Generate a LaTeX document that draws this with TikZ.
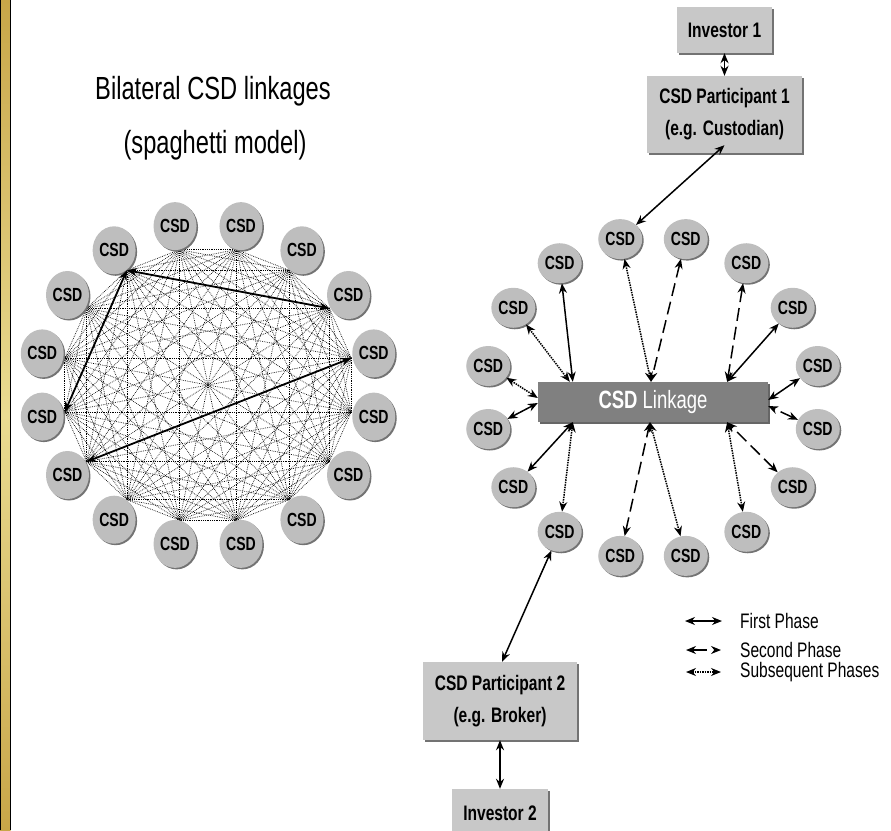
\documentclass[tikz,border=0pt]{standalone}
\usepackage{fontspec}
\setmainfont{Liberation Sans}[FakeStretch=0.74]
\usetikzlibrary{shapes.geometric,shadows,arrows.meta}

\definecolor{ringgray}{RGB}{190,190,190}
\definecolor{boxgray}{RGB}{200,200,200}
\definecolor{bargray}{RGB}{128,128,128}
\definecolor{goldlight}{RGB}{234,220,146}
\definecolor{golddark}{RGB}{200,166,72}

\begin{document}
\begin{tikzpicture}[x=1pt,y=-1pt,>={Stealth[length=10pt,width=8pt]},
    csd/.style={ellipse,fill=ringgray,inner sep=0pt,
        font=\fontsize{19}{19}\selectfont\bfseries,
        drop shadow={shadow xshift=1.5pt,shadow yshift=-1.5pt,fill=black!55,opacity=1}},
    infobox/.style={rectangle,fill=boxgray,inner sep=0pt,align=center,
        font=\fontsize{21}{32}\selectfont\bfseries,
        drop shadow={shadow xshift=2pt,shadow yshift=-2pt,fill=black!55,opacity=1}},
    mesh/.style={dash pattern=on 0.7pt off 1.1pt,line width=0.7pt,black},
    phaseone/.style={<->,line width=1.5pt},
    phasetwo/.style={<->,line width=1.5pt,dash pattern=on 13pt off 6pt},
    phasethree/.style={<->,line width=1.5pt,densely dotted},
    legendtext/.style={anchor=west,inner sep=0pt,font=\fontsize{21}{21}\selectfont}]
\useasboundingbox (0,0) rectangle (891,830);

% gold frame on the left
\shade[top color=golddark,bottom color=golddark,middle color=goldlight] (0,0) rectangle (10.5,830);
\draw[line width=1.2pt] (0.6,0) -- (0.6,830);
\draw[line width=1pt] (10.5,0) -- (10.5,830);

% spaghetti model
\node[anchor=base,font=\fontsize{32}{32}\selectfont] (title) at (213,99) {Bilateral CSD linkages};
\node[anchor=base,font=\fontsize{32}{32}\selectfont] (subtitle) at (215,153) {(spaghetti model)};

\foreach \k in {1,...,16}{
    \pgfmathsetmacro\ang{11.25+22.5*(\k-1)}
    \coordinate (p\k) at ({208+146*cos(\ang)},{385-138*sin(\ang)});
}
\foreach \i in {1,...,15}{
    \pgfmathtruncatemacro\nxt{\i+1}
    \foreach \j in {\nxt,...,16}
        \draw[mesh] (p\i) -- (p\j);
}
\foreach \k in {1,...,16}{
    \pgfmathsetmacro\ang{11.25+22.5*(\k-1)}
    \node[csd,minimum width=43pt,minimum height=48pt] (l\k) at ({208+169*cos(\ang)},{385-162*sin(\ang)}) {CSD};
}
\draw[phaseone,line width=1.8pt] (p6) -- (p2);
\draw[phaseone,line width=1.8pt] (p6) -- (p9);
\draw[phaseone,line width=1.8pt] (p10) -- (p1);

% CSD linkage
\node[rectangle,fill=bargray,text=white,minimum width=230pt,minimum height=40pt,
    font=\fontsize{25}{25}\selectfont,
    drop shadow={shadow xshift=2pt,shadow yshift=-2pt,fill=black!60,opacity=1}]
    (linkage) at (653,402) {\textbf{CSD} Linkage};

\foreach \k in {1,...,16}{
    \pgfmathsetmacro\ang{11.25+22.5*(\k-1)}
    \node[csd,minimum width=44pt,minimum height=40pt] (r\k) at ({653+168*cos(\ang)},{397.5-161.5*sin(\ang)}) {CSD};
}

\draw[phaseone] (r1) -- ([yshift=2pt]linkage.east);
\draw[phaseone] (r2) -- ([xshift=-41pt]linkage.north east);
\draw[phasetwo] (r3) -- ([xshift=-41pt]linkage.north east);
\draw[phasetwo] (r4) -- ([xshift=-2pt]linkage.north);
\draw[phasethree] (r5) -- ([xshift=-2pt]linkage.north);
\draw[phaseone] (r6) -- ([xshift=35pt]linkage.north west);
\draw[phasethree] (r7) -- ([xshift=32pt]linkage.north west);
\draw[phasethree] (r8) -- ([yshift=4pt]linkage.west);
\draw[phaseone] (r9) -- ([yshift=-1pt]linkage.west);
\draw[phaseone] (r10) -- ([xshift=35pt]linkage.south west);
\draw[phasethree] (r11) -- ([xshift=35pt]linkage.south west);
\draw[phasetwo] (r12) -- ([xshift=-3pt]linkage.south);
\draw[phasethree] (r13) -- ([xshift=-3pt]linkage.south);
\draw[phasethree] (r14) -- ([xshift=-41pt]linkage.south east);
\draw[phasetwo] (r15) -- ([xshift=-41pt]linkage.south east);
\draw[phasetwo] (r16) -- ([yshift=-4pt]linkage.east);

% participants and investors
\node[infobox,minimum width=95pt,minimum height=46pt] (inv1) at (724.5,30) {Investor 1};
\node[infobox,minimum width=155pt,minimum height=77pt] (part1) at (724.5,114.5) {CSD Participant 1\\(e.g. Custodian)};
\node[infobox,minimum width=154pt,minimum height=78pt] (part2) at (500,701) {CSD Participant 2\\(e.g. Broker)};
\node[infobox,minimum width=96pt,minimum height=48pt] (inv2) at (500,813) {Investor 2};

\draw[phaseone] (inv1.south) -- (inv1.south |- part1.north);
\draw[phaseone] ([yshift=8pt]part1.south) -- (r5);
\draw[phaseone] (r11) -- ([xshift=2pt]part2.north);
\draw[phaseone] (inv2.north) -- (inv2.north |- part2.south);

% legend
\node[legendtext] (lg1) at (740,621) {First Phase};
\node[legendtext] (lg2) at (740,650) {Second Phase};
\node[legendtext] (lg3) at (740,672) {Subsequent Phases};
\draw[phaseone,line width=1.3pt] ([xshift=-55pt]lg1.west) -- ([xshift=-18pt]lg1.west);
\draw[<->,line width=1.3pt,dash pattern=on 15pt off 7pt] ([xshift=-54pt]lg2.west) -- ([xshift=-19pt]lg2.west);
\draw[phasethree,line width=1.3pt] ([xshift=-54pt]lg3.west) -- ([xshift=-19pt]lg3.west);
\end{tikzpicture}
\end{document}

- - - - - - -

WHAT IS NEEDED: Exclude the images and reproduce the remaining data exactly.

TASK RESPONSE:
Generate a LaTeX document that draws this with TikZ.
\documentclass[tikz,border=0pt]{standalone}
\usepackage{fontspec}
\setmainfont{Liberation Sans}[FakeStretch=0.74]
\usetikzlibrary{shapes.geometric,shadows,arrows.meta}

\definecolor{ringgray}{RGB}{190,190,190}
\definecolor{boxgray}{RGB}{200,200,200}
\definecolor{bargray}{RGB}{128,128,128}
\definecolor{goldlight}{RGB}{234,220,146}
\definecolor{golddark}{RGB}{200,166,72}

\begin{document}
\begin{tikzpicture}[x=1pt,y=-1pt,>={Stealth[length=10pt,width=8pt]},
    csd/.style={ellipse,fill=ringgray,inner sep=0pt,
        font=\fontsize{19}{19}\selectfont\bfseries,
        drop shadow={shadow xshift=1.5pt,shadow yshift=-1.5pt,fill=black!55,opacity=1}},
    infobox/.style={rectangle,fill=boxgray,inner sep=0pt,align=center,
        font=\fontsize{21}{32}\selectfont\bfseries,
        drop shadow={shadow xshift=2pt,shadow yshift=-2pt,fill=black!55,opacity=1}},
    mesh/.style={dash pattern=on 0.7pt off 1.1pt,line width=0.7pt,black},
    phaseone/.style={<->,line width=1.5pt},
    phasetwo/.style={<->,line width=1.5pt,dash pattern=on 13pt off 6pt},
    phasethree/.style={<->,line width=1.5pt,densely dotted},
    legendtext/.style={anchor=west,inner sep=0pt,font=\fontsize{21}{21}\selectfont}]
\useasboundingbox (0,0) rectangle (891,830);

% gold frame on the left
\shade[top color=golddark,bottom color=golddark,middle color=goldlight] (0,0) rectangle (10.5,830);
\draw[line width=1.2pt] (0.6,0) -- (0.6,830);
\draw[line width=1pt] (10.5,0) -- (10.5,830);

% spaghetti model
\node[anchor=base,font=\fontsize{32}{32}\selectfont] (title) at (213,99) {Bilateral CSD linkages};
\node[anchor=base,font=\fontsize{32}{32}\selectfont] (subtitle) at (215,153) {(spaghetti model)};

\foreach \k in {1,...,16}{
    \pgfmathsetmacro\ang{11.25+22.5*(\k-1)}
    \coordinate (p\k) at ({208+146*cos(\ang)},{385-138*sin(\ang)});
}
\foreach \i in {1,...,15}{
    \pgfmathtruncatemacro\nxt{\i+1}
    \foreach \j in {\nxt,...,16}
        \draw[mesh] (p\i) -- (p\j);
}
\foreach \k in {1,...,16}{
    \pgfmathsetmacro\ang{11.25+22.5*(\k-1)}
    \node[csd,minimum width=43pt,minimum height=48pt] (l\k) at ({208+169*cos(\ang)},{385-162*sin(\ang)}) {CSD};
}
\draw[phaseone,line width=1.8pt] (p6) -- (p2);
\draw[phaseone,line width=1.8pt] (p6) -- (p9);
\draw[phaseone,line width=1.8pt] (p10) -- (p1);

% CSD linkage
\node[rectangle,fill=bargray,text=white,minimum width=230pt,minimum height=40pt,
    font=\fontsize{25}{25}\selectfont,
    drop shadow={shadow xshift=2pt,shadow yshift=-2pt,fill=black!60,opacity=1}]
    (linkage) at (653,402) {\textbf{CSD} Linkage};

\foreach \k in {1,...,16}{
    \pgfmathsetmacro\ang{11.25+22.5*(\k-1)}
    \node[csd,minimum width=44pt,minimum height=40pt] (r\k) at ({653+168*cos(\ang)},{397.5-161.5*sin(\ang)}) {CSD};
}

\draw[phaseone] (r1) -- ([yshift=2pt]linkage.east);
\draw[phaseone] (r2) -- ([xshift=-41pt]linkage.north east);
\draw[phasetwo] (r3) -- ([xshift=-41pt]linkage.north east);
\draw[phasetwo] (r4) -- ([xshift=-2pt]linkage.north);
\draw[phasethree] (r5) -- ([xshift=-2pt]linkage.north);
\draw[phaseone] (r6) -- ([xshift=35pt]linkage.north west);
\draw[phasethree] (r7) -- ([xshift=32pt]linkage.north west);
\draw[phasethree] (r8) -- ([yshift=4pt]linkage.west);
\draw[phaseone] (r9) -- ([yshift=-1pt]linkage.west);
\draw[phaseone] (r10) -- ([xshift=35pt]linkage.south west);
\draw[phasethree] (r11) -- ([xshift=35pt]linkage.south west);
\draw[phasetwo] (r12) -- ([xshift=-3pt]linkage.south);
\draw[phasethree] (r13) -- ([xshift=-3pt]linkage.south);
\draw[phasethree] (r14) -- ([xshift=-41pt]linkage.south east);
\draw[phasetwo] (r15) -- ([xshift=-41pt]linkage.south east);
\draw[phasetwo] (r16) -- ([yshift=-4pt]linkage.east);

% participants and investors
\node[infobox,minimum width=95pt,minimum height=46pt] (inv1) at (724.5,30) {Investor 1};
\node[infobox,minimum width=155pt,minimum height=77pt] (part1) at (724.5,114.5) {CSD Participant 1\\(e.g. Custodian)};
\node[infobox,minimum width=154pt,minimum height=78pt] (part2) at (500,701) {CSD Participant 2\\(e.g. Broker)};
\node[infobox,minimum width=96pt,minimum height=48pt] (inv2) at (500,813) {Investor 2};

\draw[phaseone] (inv1.south) -- (inv1.south |- part1.north);
\draw[phaseone] ([yshift=8pt]part1.south) -- (r5);
\draw[phaseone] (r11) -- ([xshift=2pt]part2.north);
\draw[phaseone] (inv2.north) -- (inv2.north |- part2.south);

% legend
\node[legendtext] (lg1) at (740,621) {First Phase};
\node[legendtext] (lg2) at (740,650) {Second Phase};
\node[legendtext] (lg3) at (740,672) {Subsequent Phases};
\draw[phaseone,line width=1.3pt] ([xshift=-55pt]lg1.west) -- ([xshift=-18pt]lg1.west);
\draw[<->,line width=1.3pt,dash pattern=on 15pt off 7pt] ([xshift=-54pt]lg2.west) -- ([xshift=-19pt]lg2.west);
\draw[phasethree,line width=1.3pt] ([xshift=-54pt]lg3.west) -- ([xshift=-19pt]lg3.west);
\end{tikzpicture}
\end{document}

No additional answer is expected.